Another notable difference is that with FHA loans as much as 100% of the down payment can be a gift, while in the case of conventional loans only part can be a gift when the down payment is less than 20%.

Mortgage insurance premiums are also different in the sense that conventional loans have lower mortgage insurance premium costs compared to FHA loans. Interest rates can also be higher in the case of FHA loans.

FHA loans, however, can the benefit of qualifying the borrower for a loan relief program should they encounter a legitimate financial hardship while they’re paying off their loan.

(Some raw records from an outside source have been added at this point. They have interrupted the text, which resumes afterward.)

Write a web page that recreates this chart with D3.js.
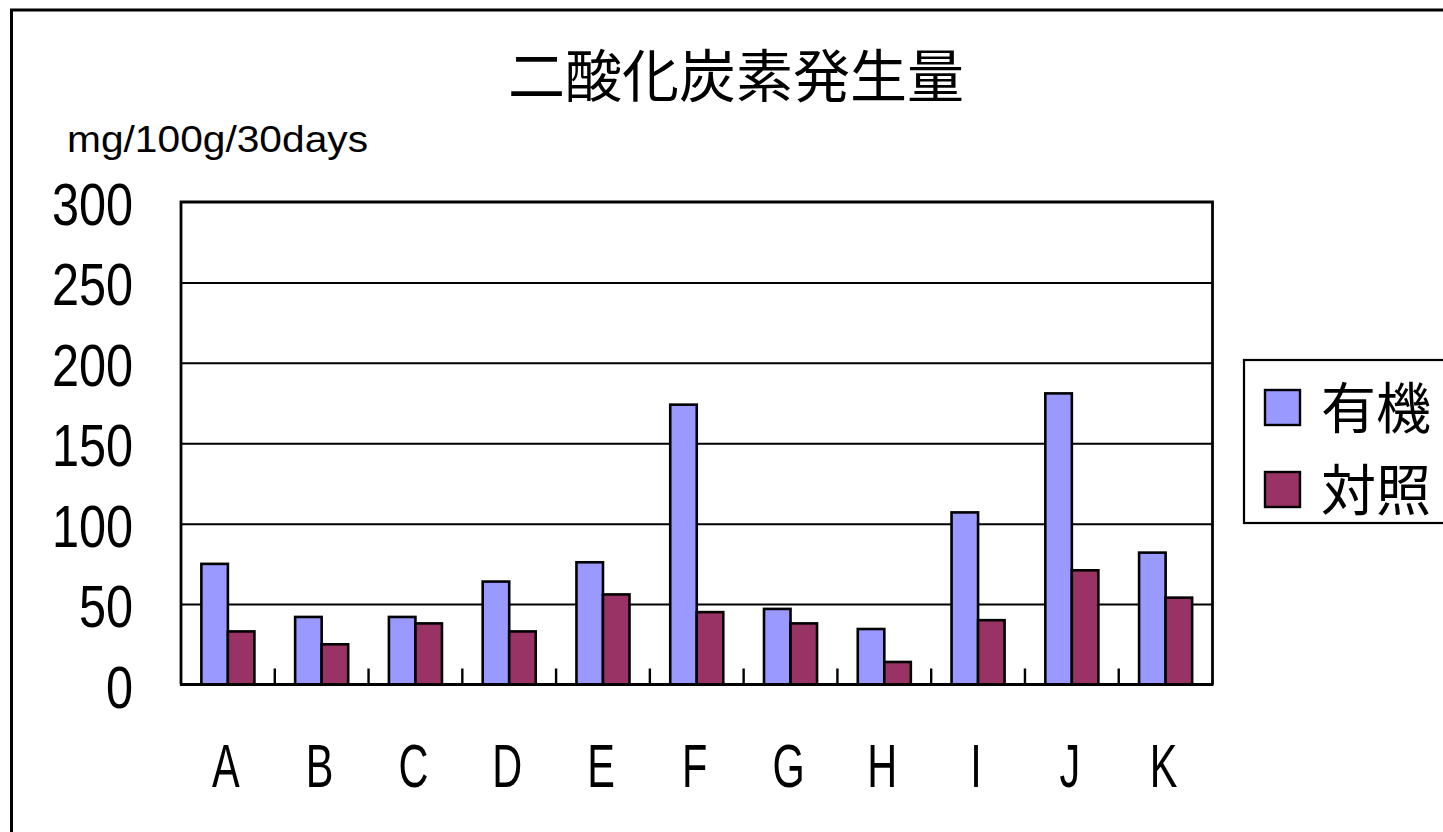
<!DOCTYPE html>
<html><head><meta charset="utf-8">
<script src="https://cdn.jsdelivr.net/npm/d3@7"></script>
<style>body{margin:0;background:#fff}</style>
</head><body><svg id="c" width="1443" height="832"></svg>
<script>
const categories = ["A","B","C","D","E","F","G","H","I","J","K"];
const seriesNames = ["有機","対照"];
const organic = [75,42,42,64,76,174,47,34.5,107,181,82];
const control = [33,25,38,33,56,45,38,14,40,71,54];
const yTicks = [0,50,100,150,200,250,300];
const colors = ["#9999FF","#993366"];
const title = "二酸化炭素発生量";
const unitLabel = "mg/100g/30days";

const svg = d3.select("#c");
const L = 181, R = 1212.5, T = 202, B = 684.5;

// outer frame
svg.append("rect").attr("x",11.5).attr("y",10).attr("width",1600).attr("height",1000)
  .attr("fill","#fff").attr("stroke","#000").attr("stroke-width",3);

const x = d3.scaleBand().domain(categories).range([L,R]).padding(0);
const xs = d3.scaleBand().domain([0,1]).range([0,x.bandwidth()]).paddingInner(0).paddingOuter(0.768);
const y = d3.scaleLinear().domain([0,300]).range([B,T]);

// gridlines
const grid = svg.append("g").attr("transform",`translate(${L},0)`)
  .call(d3.axisLeft(y).tickValues(yTicks.filter(v=>v>0&&v<300)).tickSize(-(R-L)).tickFormat(""));
grid.select(".domain").remove();
grid.selectAll("line").attr("stroke","#000").attr("stroke-width",2);

// bars
const rows = categories.map((c,i)=>({c, v:[organic[i],control[i]]}));
const gg = svg.append("g").selectAll("g").data(rows).join("g")
  .attr("transform",d=>`translate(${x(d.c)},0)`);
gg.selectAll("rect").data(d=>d.v.map((v,k)=>({v,k}))).join("rect")
  .attr("x",d=>xs(d.k)).attr("width",xs.bandwidth())
  .attr("y",d=>y(d.v)).attr("height",d=>B-y(d.v))
  .attr("fill",d=>colors[d.k]).attr("stroke","#000").attr("stroke-width",2.6);

// inner tick marks at category boundaries
svg.append("g").selectAll("line").data(categories.slice(1)).join("line")
  .attr("x1",d=>x(d)).attr("x2",d=>x(d)).attr("y1",B).attr("y2",B-16)
  .attr("stroke","#000").attr("stroke-width",2.4);

// plot border (top, right, left) and baseline
svg.append("path").attr("d",`M${L},${B}V${T}H${R}V${B}`).attr("fill","none")
  .attr("stroke","#000").attr("stroke-width",2.8);
svg.append("line").attr("x1",L-1).attr("x2",R+1).attr("y1",B).attr("y2",B)
  .attr("stroke","#000").attr("stroke-width",3);

// y axis labels
const ya = svg.append("g").attr("transform",`translate(${L},0)`)
  .call(d3.axisLeft(y).tickValues(yTicks).tickSize(0).tickFormat(d3.format("d")));
ya.select(".domain").remove();
ya.selectAll("text").attr("x",null).attr("dy",null)
  .attr("transform","translate(-48,22.5) scale(0.81,1)")
  .attr("text-anchor","end").attr("fill","#000")
  .style("font-family","'Liberation Sans',Arial,sans-serif").style("font-size","60px");

// x axis labels
const xa = svg.append("g").attr("transform",`translate(0,${B})`)
  .call(d3.axisBottom(x).tickSize(0));
xa.select(".domain").remove();
xa.selectAll("text").attr("y",null).attr("dy",null)
  .attr("transform","translate(-2,102) scale(0.68,1)")
  .attr("text-anchor","middle").attr("fill","#000")
  .style("font-family","'Liberation Sans',Arial,sans-serif").style("font-size","61px");

// title
svg.append("text").attr("x",736).attr("y",97).attr("text-anchor","middle")
  .style("font-family","'Noto Sans CJK JP',sans-serif").style("font-size","57px").text(title);

// unit label
svg.append("text").attr("x",67).attr("y",152).attr("textLength",301).attr("lengthAdjust","spacingAndGlyphs")
  .style("font-family","'Liberation Sans',Arial,sans-serif").style("font-size","37px").text(unitLabel);

// legend
const lg = svg.append("g");
lg.append("rect").attr("x",1244).attr("y",360).attr("width",260).attr("height",163)
  .attr("fill","#fff").attr("stroke","#000").attr("stroke-width",2.2);
const items = lg.selectAll("g").data(seriesNames).join("g")
  .attr("transform",(d,i)=>`translate(0,${i*82})`);
items.append("rect").attr("x",1265).attr("y",390).attr("width",35).attr("height",35)
  .attr("fill",(d,i)=>colors[i]).attr("stroke","#000").attr("stroke-width",2.4);
items.append("text").attr("x",1321).attr("y",428)
  .style("font-family","'Noto Sans CJK JP',sans-serif").style("font-size","55px").text(d=>d);
</script></body></html>
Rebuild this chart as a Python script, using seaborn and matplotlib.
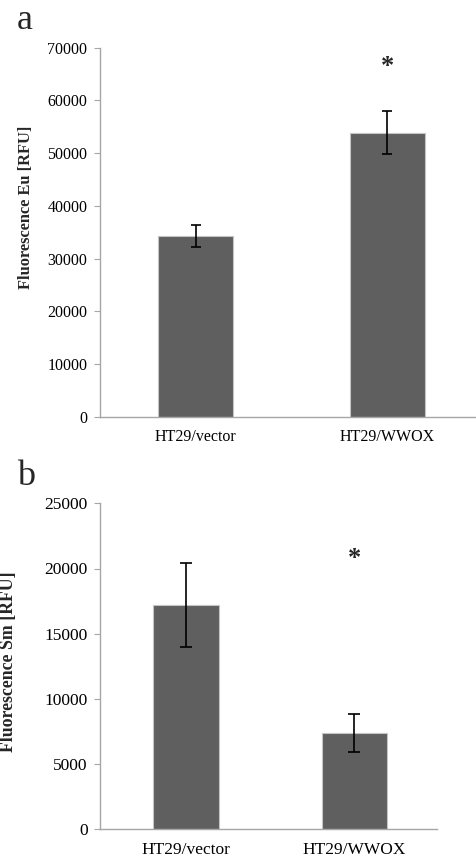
import matplotlib
matplotlib.use("Agg")
import matplotlib.pyplot as plt
import seaborn as sns
import pandas as pd

# ---- data ----
categories = ["HT29/vector", "HT29/WWOX"]
eu_values = [34300, 53900]
eu_errors = [2150, 4000]
sm_values = [17200, 7400]
sm_errors = [3200, 1450]
eu_ticks = [0, 10000, 20000, 30000, 40000, 50000, 60000, 70000]
sm_ticks = [0, 5000, 10000, 15000, 20000, 25000]

sns.set_style("white")
plt.rcParams["font.family"] = ["Liberation Serif", "DejaVu Serif"]

W, H = 476, 860
fig = plt.figure(figsize=(W / 100, H / 100), dpi=100)

bar_color = "#5f5f5f"
spine_color = "#a6a6a6"


def panel(rect, values, errors, ticks, ylabel, fs, xlim, cap, label_xy, star_y):
    ax = fig.add_axes(rect)
    df = pd.DataFrame({"group": categories, "value": values})
    sns.barplot(data=df, x="group", y="value", color=bar_color, width=0.39,
                saturation=1, errorbar=None, edgecolor="#c4c4c4", linewidth=0.8, ax=ax)
    ax.errorbar(x=list(range(len(values))), y=values, yerr=errors, fmt="none",
                ecolor="black", elinewidth=1.2, capsize=cap, capthick=1.2, zorder=5)
    ax.set_ylim(ticks[0], ticks[-1])
    ax.set_xlim(*xlim)
    ax.set_yticks(ticks)
    ax.set_yticklabels([str(t) for t in ticks], fontsize=fs)
    ax.set_xlabel("")
    ax.set_ylabel(ylabel, fontsize=fs + 0.3, fontweight="bold")
    ax.yaxis.set_label_coords(*label_xy)
    for s in ["top", "right"]:
        ax.spines[s].set_visible(False)
    for s in ["left", "bottom"]:
        ax.spines[s].set_color(spine_color)
        ax.spines[s].set_linewidth(1.0)
    ax.tick_params(axis="y", which="both", left=True, length=4, width=0.8,
                   color=spine_color, pad=5, labelcolor="black")
    ax.tick_params(axis="x", bottom=False, length=0, pad=9, labelsize=fs, labelcolor="black")
    ax.text(1, star_y, "*", ha="center", va="center", fontsize=19, fontweight="bold")
    return ax


ax1 = panel([100 / W, 1 - 416.7 / H, 383 / W, 369 / H], eu_values, eu_errors, eu_ticks,
            "Fluorescence Eu [RFU]", 11.5, (-0.5, 1.5), 3.3, (-0.172, 0.567), 66500)
ax2 = panel([100 / W, 1 - 829.3 / H, 337 / W, 326 / H], sm_values, sm_errors, sm_ticks,
            "Fluorescence Sm [RFU]", 12.5, (-0.51, 1.49), 4.0, (-0.245, 0.514), 20800)

fig.text(17 / W, 1 - 29 / H, "a", fontsize=26, ha="left", va="baseline")
fig.text(17 / W, 1 - 485 / H, "b", fontsize=26, ha="left", va="baseline")

fig.savefig("out.png", dpi=100)
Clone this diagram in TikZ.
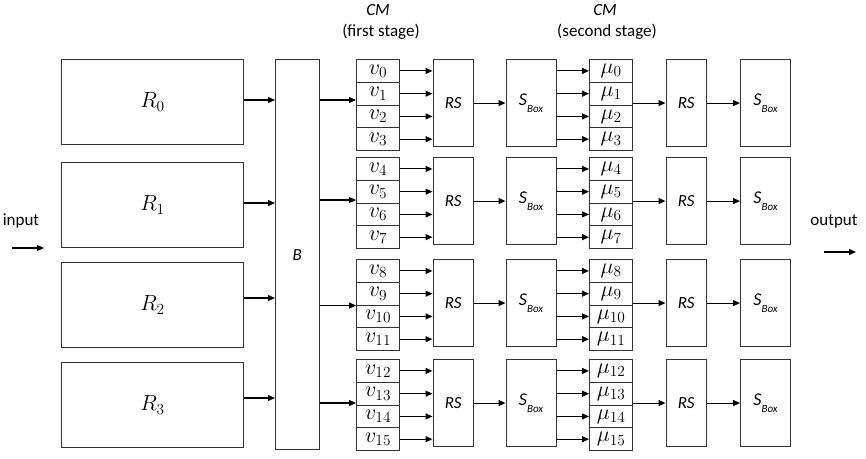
\RequirePackage{fix-cm}
\documentclass[tikz,border=0pt]{standalone}
\usepackage{fontspec}
\newfontfamily\calibri{Carlito}
\usepackage{tikz}
\usetikzlibrary{arrows.meta,positioning}

\begin{document}
\begin{tikzpicture}[x=1pt,y=-1pt,>={Stealth[length=7pt,width=6pt,inset=0pt]},
  box/.style={draw=black!80,line width=1.1pt,inner sep=0pt,anchor=north west},
  cell/.style={box,minimum width=43pt,minimum height=22.75pt,
               font=\fontsize{22}{24}\selectfont},
  sans/.style={font=\calibri\fontsize{17}{20}\selectfont},
  link/.style={->,line width=1.1pt}]
  \useasboundingbox (0,0) rectangle (866,458);

  % headers of the two CM stages
  \node[sans] (cm1) at (378,10) {\itshape CM};
  \node[sans] (st1) at (381,32) {(first stage)};
  \node[sans] (cm2) at (605,10) {\itshape CM};
  \node[sans] (st2) at (607,32) {(second stage)};

  % input / output
  \node[sans] (inp) at (21,221) {input};
  \coordinate (ina) at (12,248);
  \coordinate (inb) at (44,248);
  \draw[link] (ina) -- (inb);
  \node[sans] (outp) at (834,221) {output};
  \coordinate (outa) at (824,252);
  \coordinate (outb) at (856,252);
  \draw[link] (outa) -- (outb);

  \node[box,sans,minimum width=43.5pt,minimum height=390pt] (B) at (275,59) {\itshape B};

  % one row per register R_i
  \foreach \row/\rtop/\gtop/\ry/\by in {0/59/59/100/100,1/162/157/203/200,
                                        2/262/259/298/305.5,3/362/359/398/403}{
    \pgfmathtruncatemacro\first{4*\row}
    \node[box,minimum width=182pt,minimum height=85pt,
          font=\fontsize{22}{24}\selectfont] (R\row) at (61,\rtop) {$R_{\row}$};
    \node[box,sans,minimum width=40.5pt,minimum height=87pt] (rs\row) at (432.5,\gtop) {\itshape RS};
    \node[box,sans,minimum width=50pt,minimum height=87pt] (sb\row) at (505.5,\gtop)
      {\fontsize{18}{20}\selectfont\itshape S\raisebox{-0.4em}{\fontsize{11}{12}\selectfont Box}};
    \node[box,sans,minimum width=40.5pt,minimum height=87pt] (rsb\row) at (665.5,\gtop) {\itshape RS};
    \node[box,sans,minimum width=50pt,minimum height=87pt] (sbb\row) at (740,\gtop)
      {\fontsize{18}{20}\selectfont\itshape S\raisebox{-0.4em}{\fontsize{11}{12}\selectfont Box}};

    \foreach \k in {0,...,3}{
      \pgfmathtruncatemacro\n{4*\row+\k}
      \node[cell] (v\n) at (356,{\gtop+22.75*\k}) {\raisebox{-2pt}{$v_{\n}$}};
      \node[cell] (mu\n) at (589,{\gtop+22.75*\k}) {\raisebox{-2pt}{$\mu_{\n}$}};
      \draw[link] (v\n.east) -- (rs\row.west |- v\n.east);
      \draw[link] (sb\row.east |- mu\n.west) -- (mu\n.west);
    }

    \draw[link] (R\row.east |- 0,\ry) -- (B.west |- 0,\ry);
    \draw[link] (B.east |- 0,\by) -- (v\first.west |- 0,\by);
    \draw[link] (rs\row) -- (sb\row);
    \draw[link] (mu\first.east |- rsb\row.west) -- (rsb\row.west);
    \draw[link] (rsb\row) -- (sbb\row);
  }
\end{tikzpicture}
\end{document}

This loan relief program works with the borrower to permanently lowering their monthly mortgage payment to an affordable level after successful completion of a trail payment plan.

While FHA loans do sound great when it comes to aspects related to credit score and down payment percentage, they’re not for everybody.

Those with credit scores below 500 or those shopping for higher priced properties will not benefit from  FHA loans, nor is the loan intended to benefit these borrowers.


FHA loans are useful for those that don’t otherwise qualify for conventional loans, either because of a bad credit score, lack of a sizeable down payment or past event of bankruptcy or foreclosure.

If all other requirements are met by the borrower, FHA loans can be accessible even for those that don’t have perfect credit score, can’t make a down payment that’s larger than 3.5% or have failed for bankruptcy or foreclosure in the past.

Of course FHA loans have a catch too, and that’s the mortgage insurance premiums that must be paid either upfront or rolled into the monthly mortgage.

Those that don’t qualify for conventional loans should analyze the pros and cons of FHA loans if they’re planning on buying a home.